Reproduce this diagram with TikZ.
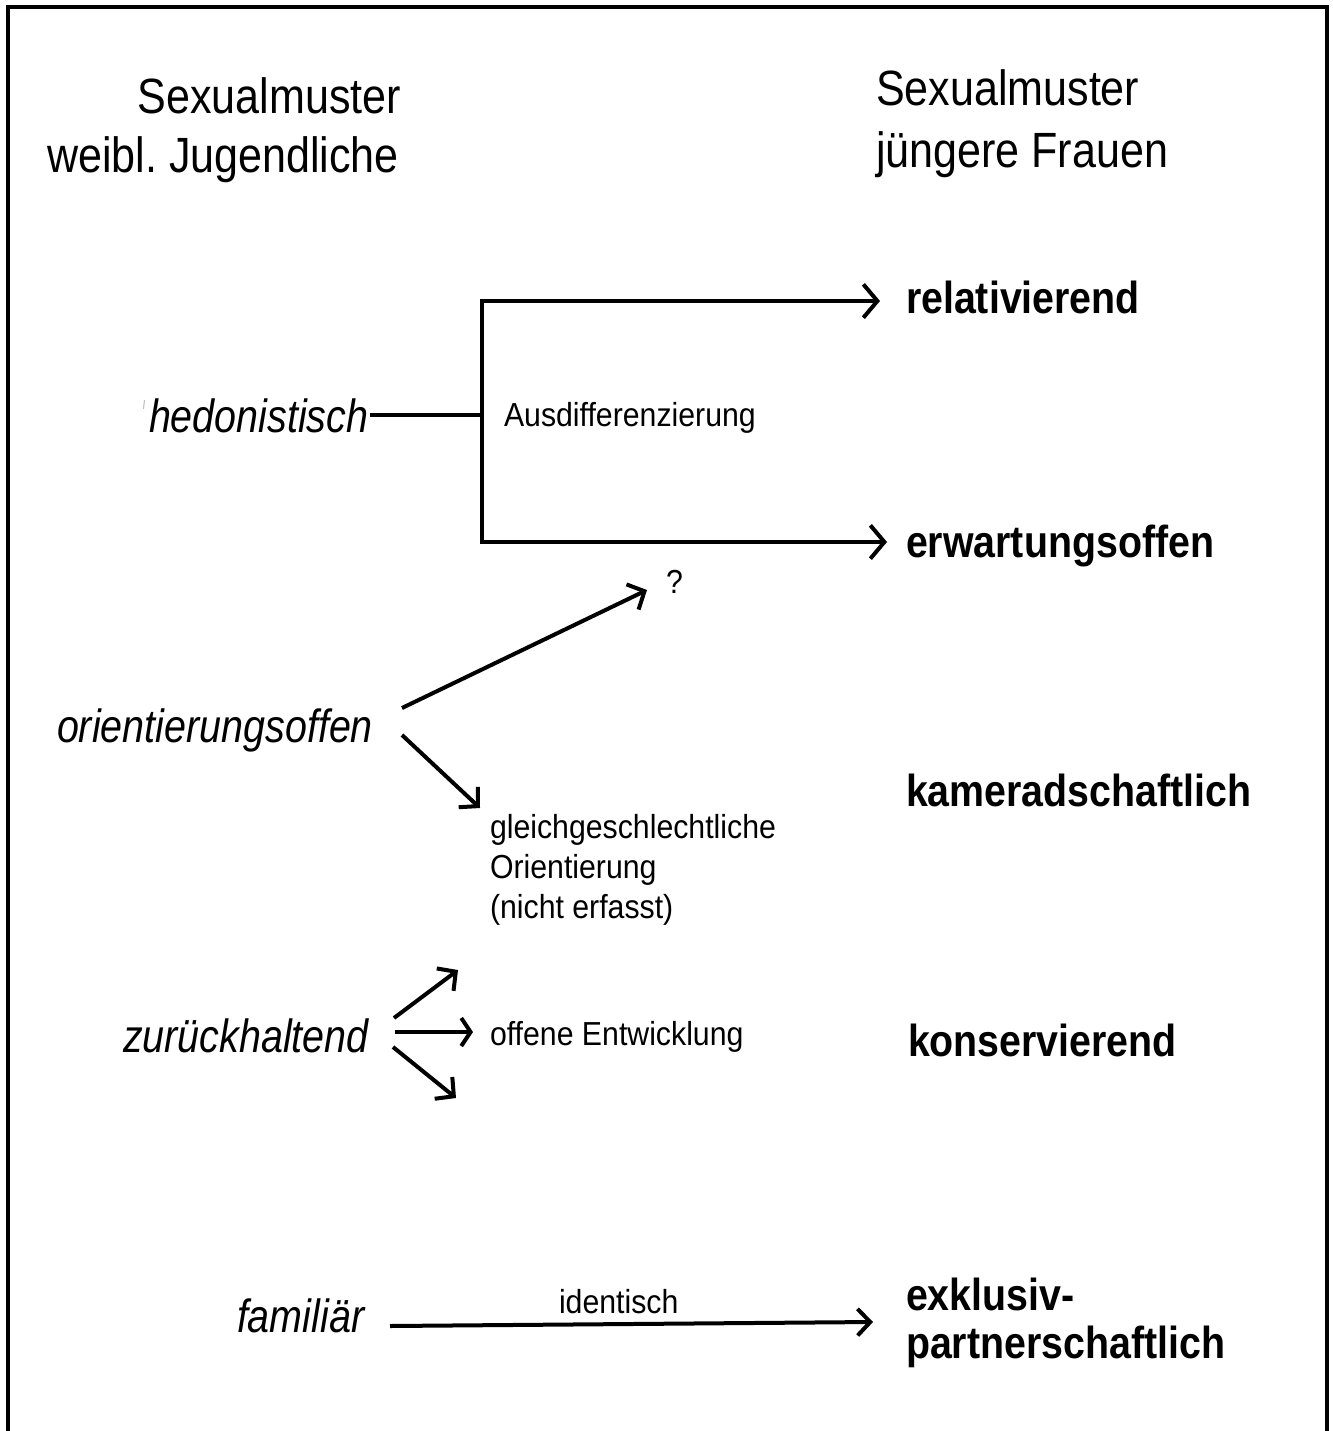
\documentclass[tikz,border=0pt]{standalone}
\usepackage{fontspec}
\setmainfont{Liberation Sans}
\usetikzlibrary{arrows.meta}
\frenchspacing
\begin{document}
\begin{tikzpicture}[x=0.75pt,y=-0.75pt,
  line width=3pt,
  hdr/.style={inner sep=0pt,yscale=1.15,transform shape,font=\fontsize{32.3pt}{38pt}\selectfont},
  lft/.style={inner sep=0pt,yscale=1.18,transform shape,font=\fontsize{29.6pt}{35pt}\selectfont\itshape,anchor=base west},
  rgt/.style={inner sep=0pt,yscale=1.14,transform shape,font=\fontsize{29.5pt}{35pt}\selectfont\bfseries,anchor=base west},
  sml/.style={inner sep=0pt,yscale=1.1,transform shape,font=\fontsize{22.7pt}{27pt}\selectfont,anchor=base west},
  bigtip/.style={-{Straight Barb[length=10.5pt,width=25pt]}},
  ltip/.style={-{Straight Barb[length=10pt,width=21pt]}},
  stip/.style={-{Straight Barb[length=7pt,width=21pt]}},
  ftip/.style={-{Straight Barb[length=9.5pt,width=20pt]}}
]
\useasboundingbox (0,0) rectangle (1333,1431);
% frame
\draw (7.5,1436) -- (7.5,7) -- (1326.5,7) -- (1326.5,1436);

% headers
\node[hdr,anchor=base east] (hl1) at (403,113) {Sexualmuster};
\node[hdr,anchor=base east] (hl2) at (401,172) {weibl. Jugendliche};
\node[hdr,anchor=base west] (hr1) at (874,105) {Sexualmuster};
\node[hdr,anchor=base west] (hr2) at (874,167) {jüngere Frauen};

% left column
\node[lft] (hed) at (147,432) {hedonistisch};
\node[lft] (ori) at (55,742) {orientierungsoffen};
\node[lft] (zur) at (121,1052) {zurückhaltend};
\node[lft] (fam) at (235,1332) {familiär};
\draw[gray!50,line width=0.8pt] (144.5,400) -- (143.5,409);

% right column
\node[rgt] (rel) at (904,313) {relativierend};
\node[rgt] (erw) at (904,557) {erwartungsoffen};
\node[rgt] (kam) at (904,806) {kameradschaftlich};
\node[rgt] (kon) at (906,1056) {konservierend};
\node[rgt] (exk1) at (904,1310) {exklusiv-};
\node[rgt] (exk2) at (904,1358) {partnerschaftlich};

% middle labels
\node[sml] (aus) at (502,426) {Ausdifferenzierung};
\node[sml] (q) at (664,593) {?};
\node[sml] (gl1) at (488,838) {gleichgeschlechtliche};
\node[sml] (gl2) at (488,878) {Orientierung};
\node[sml] (gl3) at (488,918) {(nicht erfasst)};
\node[sml] (off) at (488,1045) {offene Entwicklung};
\node[sml] (ide) at (557,1313) {identisch};

% coordinates
\coordinate (hedR) at (370,415);
\coordinate (fork) at (482,415);
\coordinate (relIn) at (880,301);
\coordinate (erwIn) at (887,542);
\coordinate (oriA) at (402,708);
\coordinate (qIn) at (647,590);
\coordinate (oriB) at (402,735);
\coordinate (glIn) at (480,808);
\coordinate (zA) at (394,1018);
\coordinate (zAe) at (458,970);
\coordinate (zB) at (395,1032);
\coordinate (zBe) at (473,1032);
\coordinate (zC) at (393,1047);
\coordinate (zCe) at (456,1098);
\coordinate (famR) at (390,1326);
\coordinate (famE) at (873,1322);

% connectors
\draw (hedR) -- (fork);
\draw[bigtip] (fork) |- (relIn);
\draw[bigtip] (fork) |- (erwIn);
\draw[ltip] (oriA) -- (qIn);
\draw[ltip] (oriB) -- (glIn);
\draw[ltip] (zA) -- (zAe);
\draw[stip] (zB) -- (zBe);
\draw[ltip] (zC) -- (zCe);
\draw[ftip] (famR) -- (famE);
\end{tikzpicture}
\end{document}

※

TASK BRIEF
Repeat only the lines from the beginning of the material through the line containing "west] (hr2) at", both ends kept, leaving pictures out.

RESULT FOR THIS TASK
Reproduce this diagram with TikZ.
\documentclass[tikz,border=0pt]{standalone}
\usepackage{fontspec}
\setmainfont{Liberation Sans}
\usetikzlibrary{arrows.meta}
\frenchspacing
\begin{document}
\begin{tikzpicture}[x=0.75pt,y=-0.75pt,
  line width=3pt,
  hdr/.style={inner sep=0pt,yscale=1.15,transform shape,font=\fontsize{32.3pt}{38pt}\selectfont},
  lft/.style={inner sep=0pt,yscale=1.18,transform shape,font=\fontsize{29.6pt}{35pt}\selectfont\itshape,anchor=base west},
  rgt/.style={inner sep=0pt,yscale=1.14,transform shape,font=\fontsize{29.5pt}{35pt}\selectfont\bfseries,anchor=base west},
  sml/.style={inner sep=0pt,yscale=1.1,transform shape,font=\fontsize{22.7pt}{27pt}\selectfont,anchor=base west},
  bigtip/.style={-{Straight Barb[length=10.5pt,width=25pt]}},
  ltip/.style={-{Straight Barb[length=10pt,width=21pt]}},
  stip/.style={-{Straight Barb[length=7pt,width=21pt]}},
  ftip/.style={-{Straight Barb[length=9.5pt,width=20pt]}}
]
\useasboundingbox (0,0) rectangle (1333,1431);
% frame
\draw (7.5,1436) -- (7.5,7) -- (1326.5,7) -- (1326.5,1436);

% headers
\node[hdr,anchor=base east] (hl1) at (403,113) {Sexualmuster};
\node[hdr,anchor=base east] (hl2) at (401,172) {weibl. Jugendliche};
\node[hdr,anchor=base west] (hr1) at (874,105) {Sexualmuster};
\node[hdr,anchor=base west] (hr2) at (874,167) {jüngere Frauen};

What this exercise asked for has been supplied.